■ **Written task**
Exactly retype the lines from the one containing "Output the component" through the one containing "YAxis, Legend, ReferenceLine"; both ends count, pictures do not.

════════════════════

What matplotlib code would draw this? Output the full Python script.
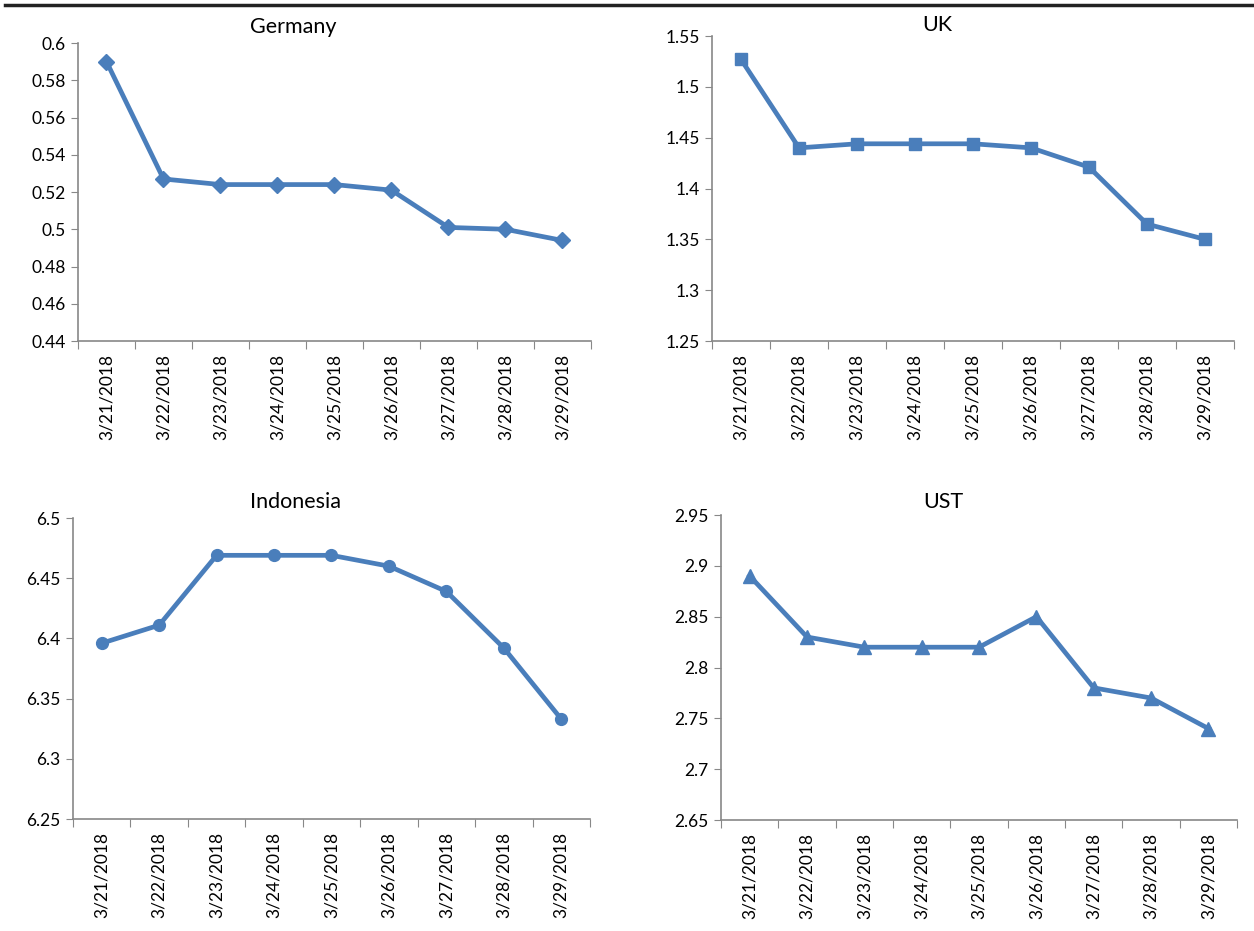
import matplotlib.pyplot as plt
from matplotlib.lines import Line2D
from matplotlib.ticker import FixedLocator, FuncFormatter, MultipleLocator

plt.rcParams['font.family'] = ['Lato', 'DejaVu Sans']

dates = ['3/21/2018', '3/22/2018', '3/23/2018', '3/24/2018', '3/25/2018',
         '3/26/2018', '3/27/2018', '3/28/2018', '3/29/2018']

germany = [0.590, 0.527, 0.524, 0.524, 0.524, 0.521, 0.501, 0.500, 0.494]
uk = [1.527, 1.440, 1.444, 1.444, 1.444, 1.440, 1.421, 1.365, 1.350]
indonesia = [6.396, 6.411, 6.469, 6.469, 6.469, 6.460, 6.439, 6.392, 6.333]
ust = [2.890, 2.830, 2.820, 2.820, 2.820, 2.850, 2.780, 2.770, 2.740]

blue = '#4a7ebb'

# name, values, marker, ylim, ystep, axes rect, title position (px), marker size
panels = [
    ('Germany', germany, 'D', (0.44, 0.6), 0.02, [0.0622, 0.6337, 0.409, 0.3201], (293, 27), 8.5),
    ('UK', uk, 's', (1.25, 1.55), 0.05, [0.5678, 0.6337, 0.4163, 0.3276], (937, 25), 8.5),
    ('Indonesia', indonesia, 'o', (6.25, 6.5), 0.05, [0.0582, 0.1203, 0.4123, 0.3233], (295, 502), 8.5),
    ('UST', ust, '^', (2.65, 2.95), 0.05, [0.575, 0.1192, 0.4115, 0.3276], (943, 502), 10),
]

fig = plt.figure(figsize=(12.54, 9.31), dpi=100)

for name, vals, mk, ylim, step, rect, tpos, msize in panels:
    ax = fig.add_axes(rect)
    x = list(range(len(dates)))
    ax.plot(x, vals, color=blue, lw=3.4, marker=mk, ms=msize,
            markerfacecolor=blue, markeredgecolor=blue, clip_on=False)
    ax.set_xlim(-0.5, len(dates) - 0.5)
    ax.set_ylim(*ylim)
    ax.yaxis.set_major_locator(MultipleLocator(step))
    ax.yaxis.set_major_formatter(FuncFormatter(lambda v, p: f'{round(v, 4):g}'))
    # excel style: ticks between categories, labels at centres
    ax.xaxis.set_major_locator(FixedLocator([i - 0.5 for i in range(len(dates) + 1)]))
    ax.xaxis.set_major_formatter(FuncFormatter(lambda v, p: ''))
    ax.xaxis.set_minor_locator(FixedLocator(x))
    ax.set_xticklabels(dates, minor=True, rotation=90)
    ax.tick_params(axis='x', which='minor', length=0, pad=9, labelsize=12.5)
    ax.tick_params(axis='x', which='major', length=6, color='#888888', direction='out')
    ax.tick_params(axis='y', length=5, color='#888888', labelsize=12.5, pad=4)
    for s in ['top', 'right']:
        ax.spines[s].set_visible(False)
    for s in ['left', 'bottom']:
        ax.spines[s].set_color('#888888')
        ax.spines[s].set_linewidth(1.2)
    fig.text(tpos[0] / 1254, 1 - tpos[1] / 931, name, ha='center', va='center', fontsize=15.5)

fig.add_artist(Line2D([5 / 1254, 1.0], [1 - 5 / 931, 1 - 5 / 931], color='#222222', lw=2.5))

fig.savefig('out.png', dpi=100)
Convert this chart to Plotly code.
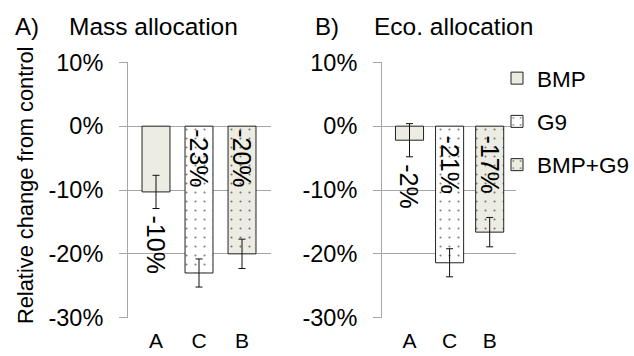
import plotly.graph_objects as go

# ---------------- data ----------------
categories = ["A", "C", "B"]
series_names = ["BMP", "G9", "BMP+G9"]
mass_values = [-10.3, -23.0, -20.0]
mass_errors = [2.6, 2.2, 2.3]
eco_values = [-2.2, -21.4, -16.6]
eco_errors = [2.6, 2.2, 2.3]
mass_labels = ["-10%", "-23%", "-20%"]
eco_labels = ["-2%", "-21%", "-17%"]
y_ticks = [10, 0, -10, -20, -30]
y_tick_labels = ["10%", "0%", "-10%", "-20%", "-30%"]
panel_titles = ["Mass allocation", "Eco. allocation"]
panel_letters = ["A)", "B)"]
y_title = "Relative change from control"

# ---------------- style ----------------
W, H = 634, 356
FONT = "Arial, 'Liberation Sans', Helvetica, sans-serif"
fills = ["#ECECE2", "#FFFFFF", "#ECECE2"]
shapes_pat = ["", ".", "."]
label_inside = [False, True, True]
GRID = "#A6A6A6"


def px_x(p):
    return p / W


def px_y(p):
    return 1 - p / H


fig = go.Figure()

panels = [
    dict(values=mass_values, errors=mass_errors, labels=mass_labels,
         xa="x", ya="y", width=0.65, showlegend=False, inshift=-1),
    dict(values=eco_values, errors=eco_errors, labels=eco_labels,
         xa="x2", ya="y2", width=0.70, showlegend=True, inshift=-7),
]

annotations = []
for p in panels:
    for i, cat in enumerate(categories):
        fig.add_trace(go.Bar(
            x=[cat], y=[p["values"][i]],
            name=series_names[i],
            legendgroup=series_names[i],
            showlegend=p["showlegend"],
            width=p["width"],
            xaxis=p["xa"], yaxis=p["ya"],
            marker=dict(
                color=fills[i],
                line=dict(color="#222222", width=1),
                pattern=dict(shape=shapes_pat[i], size=9, solidity=0.045,
                             fgcolor="#000000", bgcolor=fills[i]),
            ),
            error_y=dict(type="data", array=[p["errors"][i]], visible=True,
                         color="#111111", thickness=1, width=3.5),
        ))
        if label_inside[i]:
            ay, ysh = 0, p["inshift"]
        else:
            ay, ysh = p["values"][i] - p["errors"][i], -5
        annotations.append(dict(
            x=cat, y=ay, xref=p["xa"], yref=p["ya"],
            text=p["labels"][i], showarrow=False, textangle=90,
            xanchor="center", yanchor="top", yshift=ysh,
            font=dict(family=FONT, size=25, color="black"),
        ))

# panel titles
for letter, title, lx, tx in zip(panel_letters, panel_titles, [13, 313], [67, 372]):
    annotations.append(dict(x=px_x(lx), y=px_y(26.5), xref="paper", yref="paper",
                            text=letter, showarrow=False, xanchor="left", yanchor="middle",
                            font=dict(family=FONT, size=24, color="black")))
    annotations.append(dict(x=px_x(tx), y=px_y(26.5), xref="paper", yref="paper",
                            text=title, showarrow=False, xanchor="left", yanchor="middle",
                            font=dict(family=FONT, size=24.5, color="black")))

# y axis title
annotations.append(dict(x=px_x(25), y=px_y(186), xref="paper", yref="paper",
                        text=y_title, showarrow=False, textangle=-90,
                        xanchor="center", yanchor="middle",
                        font=dict(family=FONT, size=21.8, color="black")))

yaxis_common = dict(
    range=[-30.05, 10.05], tickvals=y_ticks, ticktext=y_tick_labels,
    showgrid=True, gridcolor=GRID, gridwidth=1,
    zeroline=False, showline=True, linecolor=GRID, linewidth=1,
    ticks="outside", ticklen=8, tickcolor=GRID, tickwidth=1,
    ticklabelstandoff=11, automargin=False,
    tickfont=dict(family=FONT, size=23.5, color="black"),
    domain=[px_y(318), px_y(62)],
)
xaxis_common = dict(
    type="category", categoryorder="array", categoryarray=categories,
    showgrid=False, zeroline=False, showline=False, ticks="",
    ticklabelstandoff=8, automargin=False,
    tickfont=dict(family=FONT, size=21, color="black"),
)

fig.update_layout(
    width=W, height=H,
    margin=dict(l=0, r=0, t=0, b=0, autoexpand=False),
    paper_bgcolor="white", plot_bgcolor="white",
    barmode="overlay",
    xaxis=dict(xaxis_common, domain=[px_x(128), px_x(271)], range=[-0.651, 2.674], anchor="y"),
    yaxis=dict(yaxis_common, anchor="x"),
    xaxis2=dict(xaxis_common, domain=[px_x(382), px_x(516)], range=[-0.686, 2.656], anchor="y2"),
    yaxis2=dict(yaxis_common, anchor="x2"),
    legend=dict(x=px_x(497), y=px_y(57), xanchor="left", yanchor="top",
                font=dict(family=FONT, size=22.5, color="black"),
                tracegroupgap=11, bgcolor="rgba(0,0,0,0)",
                traceorder="grouped"),
    annotations=annotations,
    showlegend=True,
)

fig.write_html("out.html")
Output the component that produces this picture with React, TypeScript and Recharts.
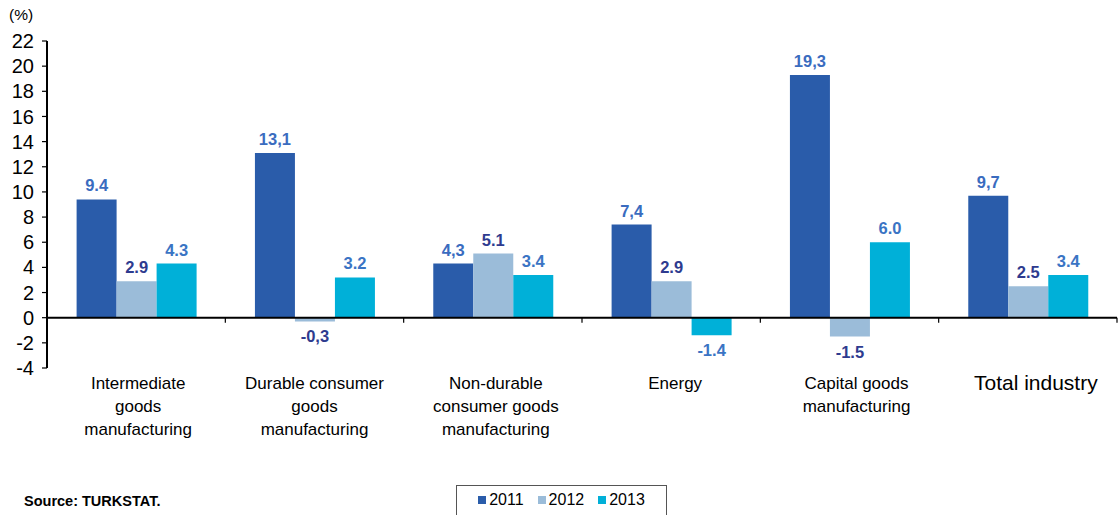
import React from "react";
import { BarChart, Bar, XAxis, YAxis, Legend, ReferenceLine } from "recharts";

const categories = [
  "Intermediate goods manufacturing",
  "Durable consumer goods manufacturing",
  "Non-durable consumer goods manufacturing",
  "Energy",
  "Capital goods manufacturing",
  "Total industry",
];
const categoryLines: string[][] = [
  ["Intermediate", "goods", "manufacturing"],
  ["Durable consumer", "goods", "manufacturing"],
  ["Non-durable", "consumer goods", "manufacturing"],
  ["Energy"],
  ["Capital goods", "manufacturing"],
  ["Total industry"],
];
const labelShift = [2, 0, 3, 4, 7, 8];
const values2011 = [9.4, 13.1, 4.3, 7.4, 19.3, 9.7];
const values2012 = [2.9, -0.3, 5.1, 2.9, -1.5, 2.5];
const values2013 = [4.3, 3.2, 3.4, -1.4, 6.0, 3.4];
const labels2011 = ["9.4", "13,1", "4,3", "7,4", "19,3", "9,7"];
const labels2012 = ["2.9", "-0,3", "5.1", "2.9", "-1.5", "2.5"];
const labels2013 = ["4.3", "3.2", "3.4", "-1.4", "6.0", "3.4"];
const yTicks = [-4, -2, 0, 2, 4, 6, 8, 10, 12, 14, 16, 18, 20, 22];

const FONT = "'Liberation Sans', Arial, Helvetica, sans-serif";
const C2011 = "#2a5caa";
const C2012 = "#9bbcd9";
const C2013 = "#00b0d8";

const data = categories.map((c, i) => ({
  name: c,
  y2011: values2011[i],
  y2012: values2012[i],
  y2013: values2013[i],
}));

const makeLabel = (labels: string[], color: string) => (props: any) => {
  const { x, y, width, height, index, value } = props;
  const top = Math.min(y, y + height);
  const bottom = Math.max(y, y + height);
  const neg = Number(value) < 0;
  const ty = neg ? bottom + 21 : top - 8;
  const txt = index !== undefined ? labels[index] : String(value);
  return (
    <text
      x={x + width / 2}
      y={ty}
      textAnchor="middle"
      fill={color}
      fontFamily={FONT}
      fontWeight="bold"
      fontSize={16.5}
    >
      {txt}
    </text>
  );
};

const XTick = (props: any) => {
  const { x, y, index } = props;
  const lines = categoryLines[index] || [];
  const big = index === categories.length - 1;
  const dx = labelShift[index] || 0;
  return (
    <g>
      {lines.map((l, i) => (
        <text
          key={i}
          x={x + dx}
          y={y + (big ? 22 : 21) + i * 23}
          textAnchor="middle"
          fill="#000"
          fontFamily={FONT}
          fontSize={big ? 21 : 17}
        >
          {l}
        </text>
      ))}
    </g>
  );
};

const ZeroLine = (props: any) => {
  const { x1, y1, x2, y2 } = props;
  const n = categories.length;
  const step = (x2 - x1) / n;
  const ticks = [];
  for (let i = 1; i <= n; i++) {
    const tx = x1 + step * i;
    ticks.push(<line key={i} x1={tx} y1={y1} x2={tx} y2={y1 + 5} stroke="#000" strokeWidth={1.2} />);
  }
  return (
    <g>
      <line x1={x1} y1={y1} x2={x2} y2={y2} stroke="#000" strokeWidth={2} />
      {ticks}
    </g>
  );
};

const LegendContent = () => {
  const items = [
    { label: "2011", color: C2011 },
    { label: "2012", color: C2012 },
    { label: "2013", color: C2013 },
  ];
  return (
    <div
      style={{
        boxSizing: "border-box",
        width: 211,
        height: 40,
        border: "1px solid #555",
        display: "flex",
        justifyContent: "center",
        alignItems: "flex-start",
        paddingTop: 5,
        fontFamily: FONT,
        fontSize: 16,
        color: "#000",
      }}
    >
      {items.map((it, i) => (
        <div key={i} style={{ display: "flex", alignItems: "center", marginRight: i < 2 ? 14 : 0 }}>
          <span style={{ display: "inline-block", width: 8, height: 8, background: it.color, marginRight: 3 }} />
          <span>{it.label}</span>
        </div>
      ))}
    </div>
  );
};

export default function App() {
  return (
    <div style={{ position: "absolute", left: 0, top: 0, width: 1119, height: 515, background: "#fff" }}>
      <BarChart
        width={1119}
        height={515}
        data={data}
        margin={{ top: 41, right: 2, bottom: 0, left: 0 }}
        barCategoryGap="16.6%"
        barGap={0}
      >
        <XAxis
          dataKey="name"
          axisLine={false}
          tickLine={false}
          tickSize={0}
          tickMargin={0}
          height={147}
          interval={0}
          tick={<XTick />}
        />
        <YAxis
          width={47}
          domain={[-4, 22]}
          ticks={yTicks}
          interval={0}
          axisLine={{ stroke: "#000", strokeWidth: 2 }}
          tickLine={{ stroke: "#000", strokeWidth: 1.2 }}
          tickSize={5}
          tickMargin={8}
          tick={{ fill: "#000", fontSize: 20, fontFamily: FONT }}
        />
        <Legend
          layout="horizontal"
          verticalAlign="middle"
          align="center"
          content={<LegendContent />}
          wrapperStyle={{ position: "absolute", left: 456, top: 485, width: 211, height: 40 }}
        />
        <Bar dataKey="y2011" name="2011" fill={C2011} isAnimationActive={false} label={makeLabel(labels2011, "#3a6cbf")} />
        <Bar dataKey="y2012" name="2012" fill={C2012} isAnimationActive={false} label={makeLabel(labels2012, "#2e3b8f")} />
        <Bar dataKey="y2013" name="2013" fill={C2013} isAnimationActive={false} label={makeLabel(labels2013, "#3a74c4")} />
        <ReferenceLine y={0} shape={<ZeroLine />} />
      </BarChart>
      <div
        style={{
          position: "absolute",
          left: 9,
          top: 6,
          fontFamily: FONT,
          fontSize: 15.5,
          color: "#000",
        }}
      >
        (%)
      </div>
      <div
        style={{
          position: "absolute",
          left: 24,
          top: 493,
          fontFamily: FONT,
          fontSize: 14.5,
          fontWeight: "bold",
          color: "#000",
        }}
      >
        Source: TURKSTAT.
      </div>
    </div>
  );
}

════════════════════

■ **The solution**
Output the component that produces this picture with React, TypeScript and Recharts.
import React from "react";
import { BarChart, Bar, XAxis, YAxis, Legend, ReferenceLine } from "recharts";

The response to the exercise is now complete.